D'Al-Khwarizmi à Descartes - Etudes sur l'histoire des mathématiques classiques
Roshdi Rashed
Hermann
2011
795 pages
46 €
Briser les frontières chronologiques héritées de l’histoire politique (mathématiques anciennes, médiévales, classiques, modernes), et réfléchir à la place de l’histoire des sciences, entre épistémologie et science sociale : l’auteur, l’un des plus éminents spécialistes de l’histoire des mathématiques, applique cet ambitieux programme à ses propres recherches.
Ainsi, le présent ouvrage devient une clé pour pénétrer dans l’oeuvre monumentale de Roshdi Rashed (et de son école), et un point d’entrée privilégié pour quiconque souhaite s’intéresser sérieusement à l’histoire des sciences. On y trouvera notamment des études consacrées à l’arithmétique (étude des formes quadratiques), à la géométrie infinitésimale (on est surpris par l’introduction d’une notion de «borne supérieure» de la mesure d’un ensemble convexe par Thabit ibn Qurra au IXe siècle), au tracé des coniques (point par point ou de manière continue par des instruments mécaniques), à l’optique…
En algèbre, on trouve les contributions d’al Karaji à l’arithmétisation de cette discipline, celles d’al Khayyam à sa géométrisation, ou encore les apports d’al Tusi à la théorie des équations algébriques. En géométrie, un historique des premières classifications des courbes est proposé, notamment les courbes géométriques et les courbes mécaniques, d’al Khayyam à Descartes. Les applications de ces mathématiques sont également passées en revue, de l’optique à l’astronomie en passant par la cinématique et la météorologie.
Selon Roshdi Rashed, l’histoire des sciences est actuellement seulement un domaine d’activité. Pour qu’elle devienne une discipline, elle doit s’accompagner d’une réflexion phénoménologique des structures conceptuelles ; en outre la recherche sociale sur les sciences doit également s’ériger comme discipline scientifique.
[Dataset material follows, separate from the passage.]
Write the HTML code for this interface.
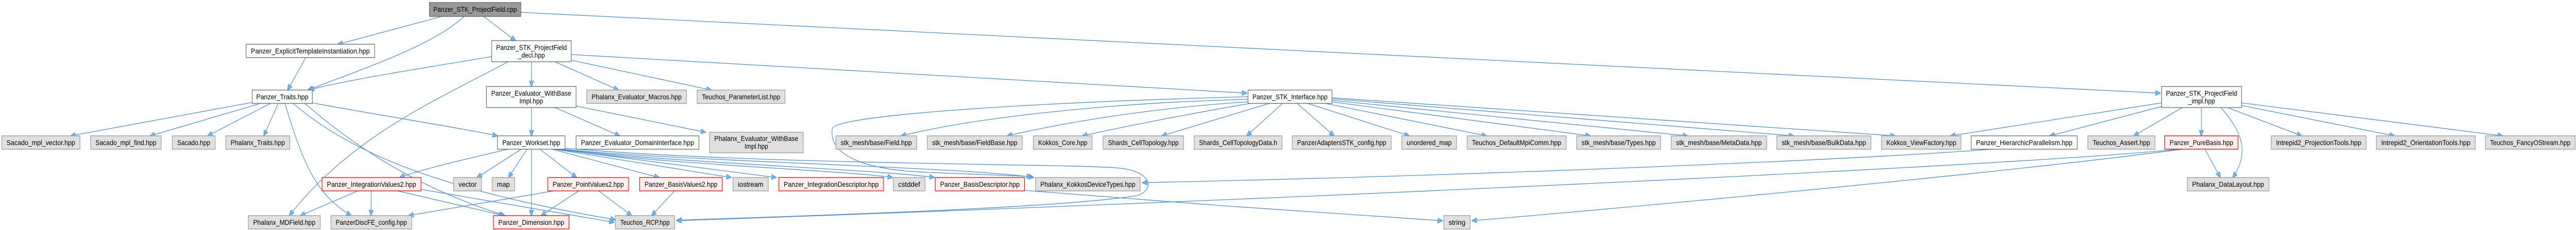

Cette dimension épistémologique manquait par exemple au récent ouvrage la Mathématique (éditions du CNRS), qui se veut plus encyclopédique, et constitue l’aspect réellement fondateur de D’al Khwarizmi à Descartes.
L’excellente facture de l’ouvrage, la richesse et la clarté du contenu, le style agréable de l’auteur (et un prix raisonnable !) rendent d’ores et déjà cet ouvrage incontournable pour l’amateur d’histoire des sciences.